Maybe that was the way Carp felt. Graybill’s polar summer was ending in a lingering twilight, and already the

temperature on the island of the Snarks was falling fast. The dusting of snow on the boulders and gravel was made of solid carbon dioxide. Carp’s physical structure, however, had been optimized to its local conditions. In spite of his naked skin he probably felt right at home.

If only Drake could read the dark eyes hidden beneath bony and prominent brow ridges! What did Carp know? What did he feel? In many ways, Carp was Drake himself; all the human genetic material had come from him. In biological terms, this was his child.

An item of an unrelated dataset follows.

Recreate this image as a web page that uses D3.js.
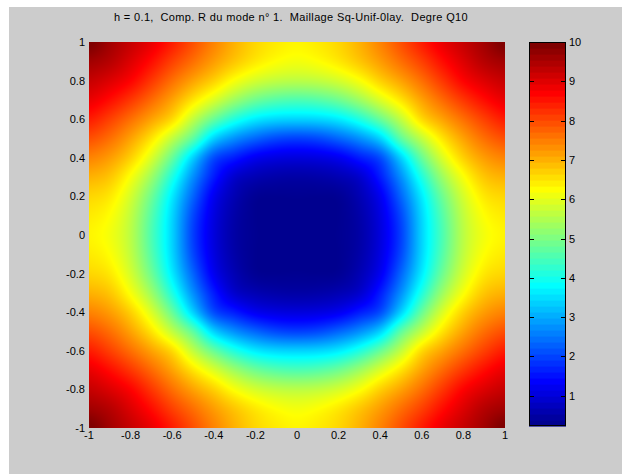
<!DOCTYPE html>
<html><head><meta charset="utf-8">
<script src="https://cdn.jsdelivr.net/npm/d3@7"></script>
<style>
body{margin:0;background:#fff}
svg{display:block}
text{font-family:"Liberation Sans",Arial,Helvetica,sans-serif;fill:#000}
</style>
</head><body>
<svg id="chart" width="622" height="474"></svg>
<script>
// ---------------- data ----------------
const titleText = "h = 0.1,  Comp. R du mode n° 1.  Maillage Sq-Unif-0lay.  Degre Q10";
const xGrid = [-1,-0.9,-0.8,-0.7,-0.6,-0.5,-0.4,-0.3,-0.2,-0.1,0,0.1,0.2,0.3,0.4,0.5,0.6,0.7,0.8,0.9,1];
const yGrid = [1,0.9,0.8,0.7,0.6,0.5,0.4,0.3,0.2,0.1,0,-0.1,-0.2,-0.3,-0.4,-0.5,-0.6,-0.7,-0.8,-0.9,-1];
// field values, one row per yGrid entry (top to bottom), one column per xGrid entry
const fieldValues = [
 [10,9.6,9.25,8.9,8.45,7.95,7.45,7.0,6.65,6.45,6.35,6.45,6.65,7.0,7.45,7.95,8.45,8.9,9.25,9.6,10],
 [9.6,9.4,9.03,8.6,8.1,7.65,7.2,6.8,6.47,6.25,6.15,6.25,6.47,6.8,7.2,7.65,8.1,8.6,9.03,9.4,9.6],
 [9.25,9.03,8.7,8.19,7.65,7.15,6.7,6.2,5.85,5.66,5.6,5.66,5.85,6.2,6.7,7.15,7.65,8.19,8.7,9.03,9.25],
 [8.9,8.6,8.19,7.7,7.15,6.51,5.91,5.32,4.87,4.63,4.55,4.63,4.87,5.32,5.91,6.51,7.15,7.7,8.19,8.6,8.9],
 [8.45,8.1,7.65,7.15,6.6,5.67,4.8,4.1,3.64,3.44,3.4,3.44,3.64,4.1,4.8,5.67,6.6,7.15,7.65,8.1,8.45],
 [7.95,7.65,7.15,6.51,5.67,4.7,3.4,2.75,2.34,2.06,1.97,2.06,2.34,2.75,3.4,4.7,5.67,6.51,7.15,7.65,7.95],
 [7.45,7.2,6.7,5.91,4.8,3.4,2.1,1.62,1.24,1.09,1.05,1.09,1.24,1.62,2.1,3.4,4.8,5.91,6.7,7.2,7.45],
 [7.0,6.8,6.2,5.32,4.1,2.75,1.62,0.9,0.65,0.55,0.52,0.55,0.65,0.9,1.62,2.75,4.1,5.32,6.2,6.8,7.0],
 [6.65,6.47,5.85,4.87,3.64,2.34,1.24,0.65,0.36,0.32,0.33,0.32,0.36,0.65,1.24,2.34,3.64,4.87,5.85,6.47,6.65],
 [6.45,6.25,5.66,4.63,3.44,2.06,1.09,0.55,0.32,0.24,0.25,0.24,0.32,0.55,1.09,2.06,3.44,4.63,5.66,6.25,6.45],
 [6.35,6.15,5.6,4.55,3.4,1.97,1.05,0.52,0.33,0.25,0.23,0.25,0.33,0.52,1.05,1.97,3.4,4.55,5.6,6.15,6.35],
 [6.45,6.25,5.66,4.63,3.44,2.06,1.09,0.55,0.32,0.24,0.25,0.24,0.32,0.55,1.09,2.06,3.44,4.63,5.66,6.25,6.45],
 [6.65,6.47,5.85,4.87,3.64,2.34,1.24,0.65,0.36,0.32,0.33,0.32,0.36,0.65,1.24,2.34,3.64,4.87,5.85,6.47,6.65],
 [7.0,6.8,6.2,5.32,4.1,2.75,1.62,0.9,0.65,0.55,0.52,0.55,0.65,0.9,1.62,2.75,4.1,5.32,6.2,6.8,7.0],
 [7.45,7.2,6.7,5.91,4.8,3.4,2.1,1.62,1.24,1.09,1.05,1.09,1.24,1.62,2.1,3.4,4.8,5.91,6.7,7.2,7.45],
 [7.95,7.65,7.15,6.51,5.67,4.7,3.4,2.75,2.34,2.06,1.97,2.06,2.34,2.75,3.4,4.7,5.67,6.51,7.15,7.65,7.95],
 [8.45,8.1,7.65,7.15,6.6,5.67,4.8,4.1,3.64,3.44,3.4,3.44,3.64,4.1,4.8,5.67,6.6,7.15,7.65,8.1,8.45],
 [8.9,8.6,8.19,7.7,7.15,6.51,5.91,5.32,4.87,4.63,4.55,4.63,4.87,5.32,5.91,6.51,7.15,7.7,8.19,8.6,8.9],
 [9.25,9.03,8.7,8.19,7.65,7.15,6.7,6.2,5.85,5.66,5.6,5.66,5.85,6.2,6.7,7.15,7.65,8.19,8.7,9.03,9.25],
 [9.6,9.4,9.03,8.6,8.1,7.65,7.2,6.8,6.47,6.25,6.15,6.25,6.47,6.8,7.2,7.65,8.1,8.6,9.03,9.4,9.6],
 [10,9.6,9.25,8.9,8.45,7.95,7.45,7.0,6.65,6.45,6.35,6.45,6.65,7.0,7.45,7.95,8.45,8.9,9.25,9.6,10]
];
const xTicks = [-1,-0.8,-0.6,-0.4,-0.2,0,0.2,0.4,0.6,0.8,1];
const yTicks = [-1,-0.8,-0.6,-0.4,-0.2,0,0.2,0.4,0.6,0.8,1];
const colorTicks = [1,2,3,4,5,6,7,8,9,10];
const colorLimits = [0.23, 10];

// ---------------- layout / style ----------------
const W = 622, H = 474;
const plot = {left: 89, right: 505, top: 42, bottom: 428};
const cbar = {left: 529, right: 566, top: 42, bottom: 426};
const bg = "#cccccc";

// MATLAB jet(64)
function jetColors(m) {
  const n = Math.ceil(m / 4);
  const u = [];
  for (let i = 1; i <= n; i++) u.push(i / n);
  for (let i = 1; i < n; i++) u.push(1);
  for (let i = n; i >= 1; i--) u.push(i / n);
  const off = Math.ceil(n / 2) - (m % 4 === 1 ? 1 : 0);
  const r = new Array(m).fill(0), g = new Array(m).fill(0), b = new Array(m).fill(0);
  u.forEach((v, k) => {
    const gi = off + k + 1, ri = gi + n, bi = gi - n;
    if (gi >= 1 && gi <= m) g[gi - 1] = v;
    if (ri >= 1 && ri <= m) r[ri - 1] = v;
    if (bi >= 1 && bi <= m) b[bi - 1] = v;
  });
  return d3.range(m).map(i => d3.rgb(r[i] * 255, g[i] * 255, b[i] * 255));
}
const jet = jetColors(64);
// smooth version for the interpolated surface
const colorSmooth = d3.scaleLinear()
  .domain(d3.range(jet.length).map(i => colorLimits[0] + (i + 0.5) * (colorLimits[1] - colorLimits[0]) / jet.length))
  .range(jet.map(c => c.formatRgb()))
  .interpolate(d3.interpolateRgb)
  .clamp(true);

const svg = d3.select("#chart");
svg.append("rect").attr("x", 9).attr("y", 7).attr("width", W - 9).attr("height", H - 7).attr("fill", bg);

const x = d3.scaleLinear().domain([-1, 1]).range([plot.left, plot.right]);
const y = d3.scaleLinear().domain([-1, 1]).range([plot.bottom, plot.top]);
const gx = d3.scaleLinear().domain([xGrid[0], xGrid[xGrid.length - 1]]).range([0, xGrid.length - 1]);
const gy = d3.scaleLinear().domain([yGrid[0], yGrid[yGrid.length - 1]]).range([0, yGrid.length - 1]);

// bicubic (Catmull-Rom) shading of the grid, like "shading interp"
const nr = fieldValues.length, nc = fieldValues[0].length;
function val(j, i) {
  j = Math.max(0, Math.min(nr - 1, j));
  i = Math.max(0, Math.min(nc - 1, i));
  return fieldValues[j][i];
}
function cr(p0, p1, p2, p3, t) {
  return 0.5 * ((2 * p1) + (-p0 + p2) * t + (2 * p0 - 5 * p1 + 4 * p2 - p3) * t * t + (-p0 + 3 * p1 - 3 * p2 + p3) * t * t * t);
}
function sample(fx, fy) {
  const i = Math.floor(fx), j = Math.floor(fy);
  const tx = fx - i, ty = fy - j;
  const rows = [];
  for (let k = -1; k <= 2; k++) {
    rows.push(cr(val(j + k, i - 1), val(j + k, i), val(j + k, i + 1), val(j + k, i + 2), tx));
  }
  return cr(rows[0], rows[1], rows[2], rows[3], ty);
}

const pw = plot.right - plot.left, ph = plot.bottom - plot.top;
const canvas = document.createElement("canvas");
canvas.width = pw; canvas.height = ph;
const ctx = canvas.getContext("2d");
const img = ctx.createImageData(pw, ph);
for (let py = 0; py < ph; py++) {
  const fy = Math.max(0, Math.min(nr - 1, gy(y.invert(plot.top + py + 0.5))));
  for (let px = 0; px < pw; px++) {
    const fx = Math.max(0, Math.min(nc - 1, gx(x.invert(plot.left + px + 0.5))));
    let v = sample(fx, fy);
    v = Math.max(colorLimits[0], Math.min(colorLimits[1], v));
    const c = d3.rgb(colorSmooth(v));
    const o = (py * pw + px) * 4;
    img.data[o] = c.r; img.data[o + 1] = c.g; img.data[o + 2] = c.b; img.data[o + 3] = 255;
  }
}
ctx.putImageData(img, 0, 0);
svg.append("image")
  .attr("x", x(-1)).attr("y", y(1))
  .attr("width", x(1) - x(-1)).attr("height", y(-1) - y(1))
  .attr("preserveAspectRatio", "none")
  .attr("href", canvas.toDataURL());

const fmt = v => String(+v.toFixed(1));

// x tick labels
svg.append("g").selectAll("text").data(xTicks).join("text")
  .attr("x", d => x(d)).attr("y", plot.bottom + 11)
  .attr("text-anchor", "middle").attr("font-size", 11)
  .text(fmt);
// y tick labels
svg.append("g").selectAll("text").data(yTicks).join("text")
  .attr("x", plot.left - 4).attr("y", d => y(d) + 4)
  .attr("text-anchor", "end").attr("font-size", 11)
  .text(fmt);

// title
svg.append("text").attr("x", 291).attr("y", 20.5)
  .attr("text-anchor", "middle").attr("font-size", 11)
  .attr("letter-spacing", 0.35)
  .style("white-space", "pre")
  .text(titleText);

// colorbar
const cy = d3.scaleLinear().domain(colorLimits).range([cbar.bottom, cbar.top]);
const step = (colorLimits[1] - colorLimits[0]) / jet.length;
svg.append("g").selectAll("rect").data(jet).join("rect")
  .attr("x", cbar.left).attr("width", cbar.right - cbar.left)
  .attr("y", (d, i) => cy(colorLimits[0] + (i + 1) * step))
  .attr("height", (d, i) => cy(colorLimits[0] + i * step) - cy(colorLimits[0] + (i + 1) * step) + 0.6)
  .attr("fill", d => d);
svg.append("rect").attr("x", cbar.left + 0.5).attr("y", cbar.top + 0.5)
  .attr("width", cbar.right - cbar.left - 1).attr("height", cbar.bottom - cbar.top - 1)
  .attr("fill", "none").attr("stroke", "#000").attr("stroke-width", 1);
const cbTickG = svg.append("g").selectAll("g").data(colorTicks).join("g");
cbTickG.append("line")
  .attr("x1", cbar.left).attr("x2", cbar.left + 5)
  .attr("y1", d => Math.round(cy(d)) + 0.5).attr("y2", d => Math.round(cy(d)) + 0.5)
  .attr("stroke", "#000");
cbTickG.append("line")
  .attr("x1", cbar.right - 5).attr("x2", cbar.right)
  .attr("y1", d => Math.round(cy(d)) + 0.5).attr("y2", d => Math.round(cy(d)) + 0.5)
  .attr("stroke", "#000");
cbTickG.append("text")
  .attr("x", cbar.right + 3).attr("y", d => cy(d) + 4)
  .attr("font-size", 11)
  .text(d => String(d));
</script>
</body></html>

His only child, in so many billion years. Yet how far from their dreams, when they bought the old brick Colonial with its four bedrooms and shady fenced yard, and made their happy plans. One moment in annihilation’s waste. One moment of the well of life to taste. But one moment together. Now he walked through eternity alone. Oh, Ana…

Carp was heading confidently inland, toward the location of the Snark nests. Going home. The Snark from which Milton extracted the nonhuman part of Carp’s genetic material had been taken from this very set of nests. When that Snark had been released and returned, unharmed and apparently unchanged, the others had torn it to pieces. Maybe, like a migrating bird, Carp carried the homing instinct in every cell of his body; maybe that would prove fatal when he arrived home.

They would know soon enough. Carp was walking steadily across blue-green vegetation that soaked up a last dribble of sunlight before digging down below-ground and hibernating until spring. The nest was in view, with its broad pipes. As before, dozens of Snarks were creeping around them, stacking piles of plant life against their sides.

Carp walked right into their midst. They did not turn or attack or crawl away. They went on exactly as before, taking no more notice of him than they did of each other. He squatted down by one of the heaps of dead plants, and did not move for many minutes.

“There is no sign that the others are stalking him,” Milton said at last. “In your own case, they by this time had you close to surrounded. And had you approached the nests themselves, as you did in one previous embodiment, you would have been attacked. It seems that in spite of his appearance, they accept Carp as one of their own. What now?”

It was a good question. Drake was seeking evidence that Carp was a prototype for the fighting machine that humanity needed so desperately. Everything that he had tried against the Shiva had led to failure; every day the Silent Zone grew like a cancer, eating its way in a growing arc across the Galaxy.

The Snarks themselves had seemed like a good first test. The action would take place in a remote location, far from interference or assistance from Milton. If Carp so much as survived, he would be doing a lot better than Drake. In fact, he had already done better.